When we stir up dissension or call people out, thinking we are being Christ’s warriors (regardless of the platform or circumstance), are we doing it out of a heart and attitude of love? I know I’ve been guilty of calling people out, not out of love, but rather frustration, hurt, and anger over what I have believed to be injustice. But we must remember that “Controversy for the sake of controversy is sin.” – Walter Martin
When we choose to be “keyboard warriors” (regardless of where we are and who we are speaking to), remember your audience and onlookers, for Christ’s holy sake. Think of what you are showcasing. Are you radiating the goodness, the kindness, and the character of Christ in your words and attitudes, or are you defaming His name and His grace for the sake of pride?
Friends, let’s showcase Christ. Let’s let His grace and mercy and humility radiate from our lives, our lips, and our fingertips. It’s OK to disagree with one another! It’s NOT OK to slander or showcase hostility towards one another. As a friend shared with me recently, “Disagreement turns into dissension when we lose sight of our respect and love for the other person and their perspective. Is the point of your disagreement worth sinning for?”
When in doubt, pray. Hard! Seek the Lord. Ask Him to make you aware of your own sin…and repent of it before you dish out any kind of rebuke on somebody else.
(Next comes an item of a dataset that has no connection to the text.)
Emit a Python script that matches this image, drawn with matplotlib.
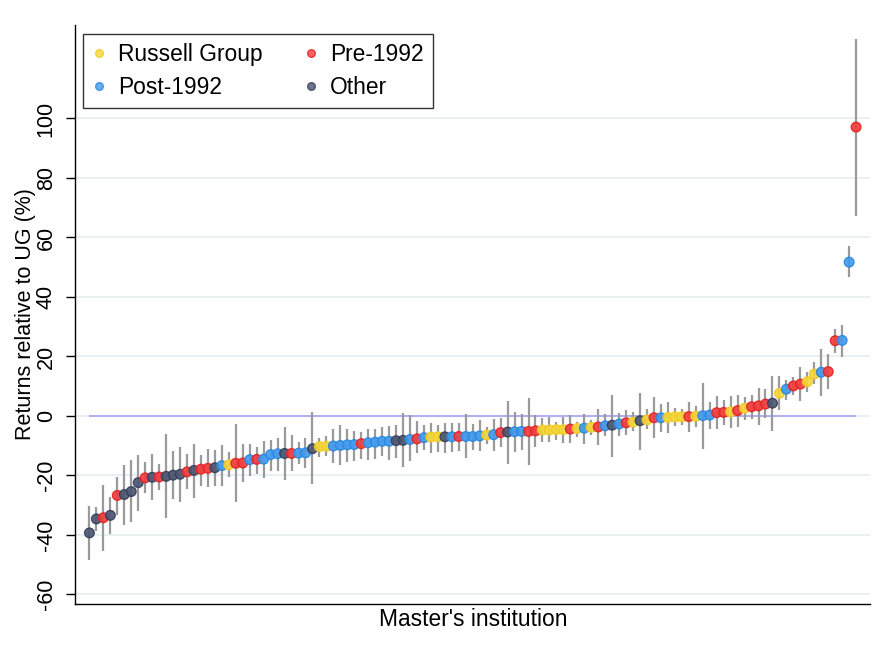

A prayer that I have been repeating daily as of late has been: “Oh, God, show me more of Your holiness. Show me more of my sinfulness. Help me to hate sin and to love righteousness as You do. Grant me a deeper conviction of sin and a more thorough spririt of repentance. And make me holy as You are holy.“ (Holiness by Nancy Leigh DeMoss)
There is nothing wrong with disagreement. But there is evil in slander and dissension.
Are you filled with pride or humility? Are you truly seeking to bring the opposing person to a saving knowledge of Jesus Christ? Are you giving God the glory in this situation? Or are you simply trying to win the argument?
In the words of Tim Neufeld’s song, Benediction, “To God be the glory, forever and ever. To God be the praise of all men. To God be the glory, forever and ever. To God be the glory, Amen.”